- _ENTRIES SUPPLIED_:
>>>>>

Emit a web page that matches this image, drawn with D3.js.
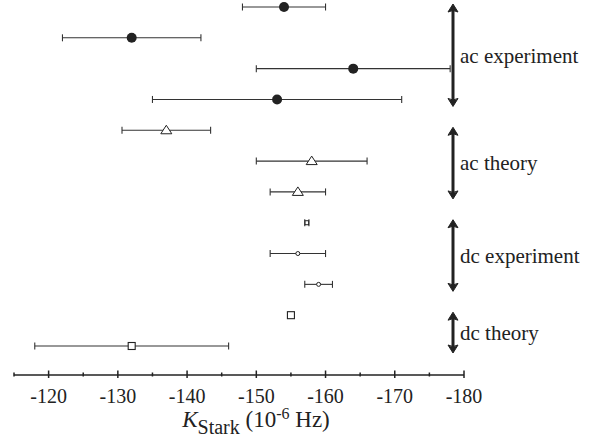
<!DOCTYPE html>
<html>
<head>
<meta charset="utf-8">
<script src="https://cdn.jsdelivr.net/npm/d3@7/dist/d3.min.js"></script>
<style>
  body { margin: 0; background: #fff; }
</style>
</head>
<body>
<div id="chart"></div>
<script>
// K_Stark values (10^-6 Hz), one row per measurement/calculation, top to bottom
const rowIds = ['r0', 'r1', 'r2', 'r3', 'r4', 'r5', 'r6', 'r7', 'r8', 'r9', 'r10', 'r11'];
const values = [-154, -132, -164, -153, -137, -158, -156, -157.3, -156, -159, -155, -132];
const errors = [6, 10, 14, 18, 6.4, 8, 4, 0.3, 4, 2, 0, 14];
const markers = ['bigdot', 'bigdot', 'bigdot', 'bigdot', 'triangle', 'triangle', 'triangle',
                 'square-small', 'circle', 'circle', 'square', 'square'];

// bracket groups on the right
const groupNames = ['ac experiment', 'ac theory', 'dc experiment', 'dc theory'];
const groupFirst = [0, 4, 7, 10];
const groupLast = [3, 6, 9, 11];

const xTicks = [-120, -130, -140, -150, -160, -170, -180];

const width = 600, height = 441;
const serif = "'Liberation Serif', 'DejaVu Serif', 'Times New Roman', Times, serif";
const svg = d3.select('#chart').append('svg')
    .attr('width', width)
    .attr('height', height)
    .attr('font-family', serif)
    .style('font-family', serif);

const xScale = d3.scaleLinear()
    .domain([-115, -180])
    .range([14, 464]);

const yScale = d3.scalePoint()
    .domain(rowIds)
    .range([7, 346]);

const axisY = 375;
const ink = '#222';

// Axis
const axis = svg.append('g')
    .attr('transform', `translate(0,${axisY})`);

axis.append('line')
    .attr('x1', xScale.range()[0]).attr('x2', xScale.range()[1])
    .attr('stroke', ink).attr('stroke-width', 1.5);

const minorTicks = d3.range(-115, -181, -5);
axis.selectAll('.minor')
    .data(minorTicks)
    .enter().append('line')
    .attr('x1', d => xScale(d)).attr('x2', d => xScale(d))
    .attr('y1', d => (d % 10 === 0 ? -4.5 : -2.5))
    .attr('y2', d => (d % 10 === 0 ? 3 : 1.5))
    .attr('stroke', ink).attr('stroke-width', 1.5);

axis.selectAll('.tick-label')
    .data(xTicks)
    .enter().append('text')
    .attr('x', d => xScale(d))
    .attr('y', 28)
    .attr('text-anchor', 'middle')
    .attr('fill', ink)
    .style('font-size', '20px')
    .text(d => d);

// Axis title: K_Stark (10^-6 Hz)
const title = svg.append('text')
    .attr('x', 256)
    .attr('y', 427)
    .attr('text-anchor', 'middle')
    .attr('fill', ink)
    .style('font-size', '23px');
title.append('tspan').style('font-style', 'italic').text('K');
title.append('tspan').attr('dy', 7).style('font-size', '20px').text('Stark');
title.append('tspan').attr('dy', -7).text(' (10');
title.append('tspan').attr('dy', -8).style('font-size', '16px').text('-6');
title.append('tspan').attr('dy', 8).text(' Hz)');

// Error bars
const rows = rowIds.map((id, i) => ({ id, v: values[i], e: errors[i], m: markers[i] }));
const withErr = rows.filter(d => d.e > 0);

const bars = svg.append('g');
bars.selectAll('.err')
    .data(withErr)
    .enter().append('line')
    .attr('x1', d => xScale(d.v - d.e))
    .attr('x2', d => xScale(d.v + d.e))
    .attr('y1', d => yScale(d.id))
    .attr('y2', d => yScale(d.id))
    .attr('stroke', '#333').attr('stroke-width', 1.1);

bars.selectAll('.cap')
    .data(withErr.flatMap(d => [
        { id: d.id, x: d.v - d.e }, { id: d.id, x: d.v + d.e }
    ]))
    .enter().append('line')
    .attr('x1', d => xScale(d.x)).attr('x2', d => xScale(d.x))
    .attr('y1', d => yScale(d.id) - 3.5)
    .attr('y2', d => yScale(d.id) + 3.5)
    .attr('stroke', '#333').attr('stroke-width', 1.1);

// Markers
const pts = svg.append('g');
rows.forEach(d => {
    const cx = xScale(d.v), cy = yScale(d.id);
    if (d.m === 'bigdot') {
        pts.append('circle').attr('cx', cx).attr('cy', cy).attr('r', 5).attr('fill', ink);
    } else if (d.m === 'triangle') {
        pts.append('path')
            .attr('d', `M${cx},${cy - 5} L${cx + 5.5},${cy + 3.5} L${cx - 5.5},${cy + 3.5} Z`)
            .attr('fill', '#fff').attr('stroke', ink).attr('stroke-width', 1);
    } else if (d.m === 'circle') {
        pts.append('circle').attr('cx', cx).attr('cy', cy).attr('r', 2)
            .attr('fill', '#fff').attr('stroke', ink).attr('stroke-width', 1);
    } else if (d.m === 'square') {
        pts.append('rect').attr('x', cx - 3.5).attr('y', cy - 3.5)
            .attr('width', 7).attr('height', 7)
            .attr('fill', '#fff').attr('stroke', ink).attr('stroke-width', 1.1);
    } else if (d.m === 'square-small') {
        pts.append('rect').attr('x', cx - 1.8).attr('y', cy - 2)
            .attr('width', 3.6).attr('height', 4)
            .attr('fill', '#fff').attr('stroke', ink).attr('stroke-width', 1);
    }
});

// Group brackets (double-headed arrows) and labels
const arrowX = 453;
const groups = groupNames.map((name, i) => ({
    name,
    top: yScale(rowIds[groupFirst[i]]) - 3,
    bottom: yScale(rowIds[groupLast[i]]) + 7
}));

const brackets = svg.append('g');
groups.forEach(g => {
    brackets.append('line')
        .attr('x1', arrowX).attr('x2', arrowX)
        .attr('y1', g.top + 3).attr('y2', g.bottom - 3)
        .attr('stroke', ink).attr('stroke-width', 3);
    // top head
    brackets.append('path')
        .attr('d', `M${arrowX},${g.top} L${arrowX + 5},${g.top + 8} Q${arrowX},${g.top + 5} ${arrowX - 5},${g.top + 8} Z`)
        .attr('fill', ink).attr('stroke', ink).attr('stroke-width', 1);
    // bottom head
    brackets.append('path')
        .attr('d', `M${arrowX},${g.bottom} L${arrowX + 5},${g.bottom - 8} Q${arrowX},${g.bottom - 5} ${arrowX - 5},${g.bottom - 8} Z`)
        .attr('fill', ink).attr('stroke', ink).attr('stroke-width', 1);

    brackets.append('text')
        .attr('x', arrowX + 7)
        .attr('y', (g.top + g.bottom) / 2)
        .attr('dy', '0.35em')
        .attr('fill', ink)
        .style('font-size', '21px')
        .text(g.name);
});
</script>
</body>
</html>
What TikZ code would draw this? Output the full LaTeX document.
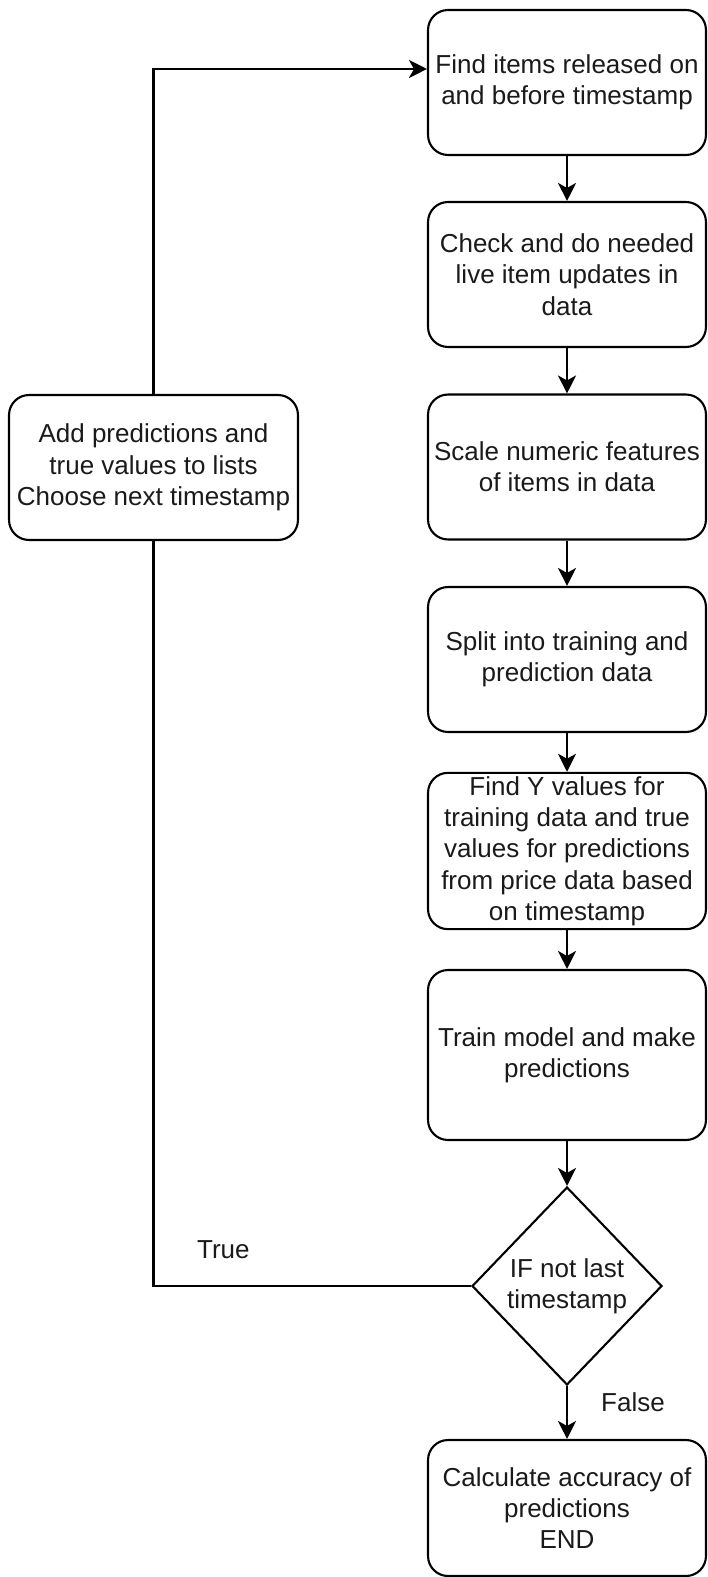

<<<<<

Give every record back exactly as it reads, with no images.

- _EXERCISE ANSWER_:
Emit a web page that matches this image, drawn with D3.js.
<!DOCTYPE html>
<html>
<head>
<meta charset="utf-8">
<script src="https://cdn.jsdelivr.net/npm/d3@7/dist/d3.min.js"></script>
<style>
  body { margin: 0; background: #fff; }
</style>
</head>
<body>
<div id="chart"></div>
<script>
// K_Stark values (10^-6 Hz), one row per measurement/calculation, top to bottom
const rowIds = ['r0', 'r1', 'r2', 'r3', 'r4', 'r5', 'r6', 'r7', 'r8', 'r9', 'r10', 'r11'];
const values = [-154, -132, -164, -153, -137, -158, -156, -157.3, -156, -159, -155, -132];
const errors = [6, 10, 14, 18, 6.4, 8, 4, 0.3, 4, 2, 0, 14];
const markers = ['bigdot', 'bigdot', 'bigdot', 'bigdot', 'triangle', 'triangle', 'triangle',
                 'square-small', 'circle', 'circle', 'square', 'square'];

// bracket groups on the right
const groupNames = ['ac experiment', 'ac theory', 'dc experiment', 'dc theory'];
const groupFirst = [0, 4, 7, 10];
const groupLast = [3, 6, 9, 11];

const xTicks = [-120, -130, -140, -150, -160, -170, -180];

const width = 600, height = 441;
const serif = "'Liberation Serif', 'DejaVu Serif', 'Times New Roman', Times, serif";
const svg = d3.select('#chart').append('svg')
    .attr('width', width)
    .attr('height', height)
    .attr('font-family', serif)
    .style('font-family', serif);

const xScale = d3.scaleLinear()
    .domain([-115, -180])
    .range([14, 464]);

const yScale = d3.scalePoint()
    .domain(rowIds)
    .range([7, 346]);

const axisY = 375;
const ink = '#222';

// Axis
const axis = svg.append('g')
    .attr('transform', `translate(0,${axisY})`);

axis.append('line')
    .attr('x1', xScale.range()[0]).attr('x2', xScale.range()[1])
    .attr('stroke', ink).attr('stroke-width', 1.5);

const minorTicks = d3.range(-115, -181, -5);
axis.selectAll('.minor')
    .data(minorTicks)
    .enter().append('line')
    .attr('x1', d => xScale(d)).attr('x2', d => xScale(d))
    .attr('y1', d => (d % 10 === 0 ? -4.5 : -2.5))
    .attr('y2', d => (d % 10 === 0 ? 3 : 1.5))
    .attr('stroke', ink).attr('stroke-width', 1.5);

axis.selectAll('.tick-label')
    .data(xTicks)
    .enter().append('text')
    .attr('x', d => xScale(d))
    .attr('y', 28)
    .attr('text-anchor', 'middle')
    .attr('fill', ink)
    .style('font-size', '20px')
    .text(d => d);

// Axis title: K_Stark (10^-6 Hz)
const title = svg.append('text')
    .attr('x', 256)
    .attr('y', 427)
    .attr('text-anchor', 'middle')
    .attr('fill', ink)
    .style('font-size', '23px');
title.append('tspan').style('font-style', 'italic').text('K');
title.append('tspan').attr('dy', 7).style('font-size', '20px').text('Stark');
title.append('tspan').attr('dy', -7).text(' (10');
title.append('tspan').attr('dy', -8).style('font-size', '16px').text('-6');
title.append('tspan').attr('dy', 8).text(' Hz)');

// Error bars
const rows = rowIds.map((id, i) => ({ id, v: values[i], e: errors[i], m: markers[i] }));
const withErr = rows.filter(d => d.e > 0);

const bars = svg.append('g');
bars.selectAll('.err')
    .data(withErr)
    .enter().append('line')
    .attr('x1', d => xScale(d.v - d.e))
    .attr('x2', d => xScale(d.v + d.e))
    .attr('y1', d => yScale(d.id))
    .attr('y2', d => yScale(d.id))
    .attr('stroke', '#333').attr('stroke-width', 1.1);

bars.selectAll('.cap')
    .data(withErr.flatMap(d => [
        { id: d.id, x: d.v - d.e }, { id: d.id, x: d.v + d.e }
    ]))
    .enter().append('line')
    .attr('x1', d => xScale(d.x)).attr('x2', d => xScale(d.x))
    .attr('y1', d => yScale(d.id) - 3.5)
    .attr('y2', d => yScale(d.id) + 3.5)
    .attr('stroke', '#333').attr('stroke-width', 1.1);

// Markers
const pts = svg.append('g');
rows.forEach(d => {
    const cx = xScale(d.v), cy = yScale(d.id);
    if (d.m === 'bigdot') {
        pts.append('circle').attr('cx', cx).attr('cy', cy).attr('r', 5).attr('fill', ink);
    } else if (d.m === 'triangle') {
        pts.append('path')
            .attr('d', `M${cx},${cy - 5} L${cx + 5.5},${cy + 3.5} L${cx - 5.5},${cy + 3.5} Z`)
            .attr('fill', '#fff').attr('stroke', ink).attr('stroke-width', 1);
    } else if (d.m === 'circle') {
        pts.append('circle').attr('cx', cx).attr('cy', cy).attr('r', 2)
            .attr('fill', '#fff').attr('stroke', ink).attr('stroke-width', 1);
    } else if (d.m === 'square') {
        pts.append('rect').attr('x', cx - 3.5).attr('y', cy - 3.5)
            .attr('width', 7).attr('height', 7)
            .attr('fill', '#fff').attr('stroke', ink).attr('stroke-width', 1.1);
    } else if (d.m === 'square-small') {
        pts.append('rect').attr('x', cx - 1.8).attr('y', cy - 2)
            .attr('width', 3.6).attr('height', 4)
            .attr('fill', '#fff').attr('stroke', ink).attr('stroke-width', 1);
    }
});

// Group brackets (double-headed arrows) and labels
const arrowX = 453;
const groups = groupNames.map((name, i) => ({
    name,
    top: yScale(rowIds[groupFirst[i]]) - 3,
    bottom: yScale(rowIds[groupLast[i]]) + 7
}));

const brackets = svg.append('g');
groups.forEach(g => {
    brackets.append('line')
        .attr('x1', arrowX).attr('x2', arrowX)
        .attr('y1', g.top + 3).attr('y2', g.bottom - 3)
        .attr('stroke', ink).attr('stroke-width', 3);
    // top head
    brackets.append('path')
        .attr('d', `M${arrowX},${g.top} L${arrowX + 5},${g.top + 8} Q${arrowX},${g.top + 5} ${arrowX - 5},${g.top + 8} Z`)
        .attr('fill', ink).attr('stroke', ink).attr('stroke-width', 1);
    // bottom head
    brackets.append('path')
        .attr('d', `M${arrowX},${g.bottom} L${arrowX + 5},${g.bottom - 8} Q${arrowX},${g.bottom - 5} ${arrowX - 5},${g.bottom - 8} Z`)
        .attr('fill', ink).attr('stroke', ink).attr('stroke-width', 1);

    brackets.append('text')
        .attr('x', arrowX + 7)
        .attr('y', (g.top + g.bottom) / 2)
        .attr('dy', '0.35em')
        .attr('fill', ink)
        .style('font-size', '21px')
        .text(g.name);
});
</script>
</body>
</html>
What TikZ code would draw this? Output the full LaTeX document.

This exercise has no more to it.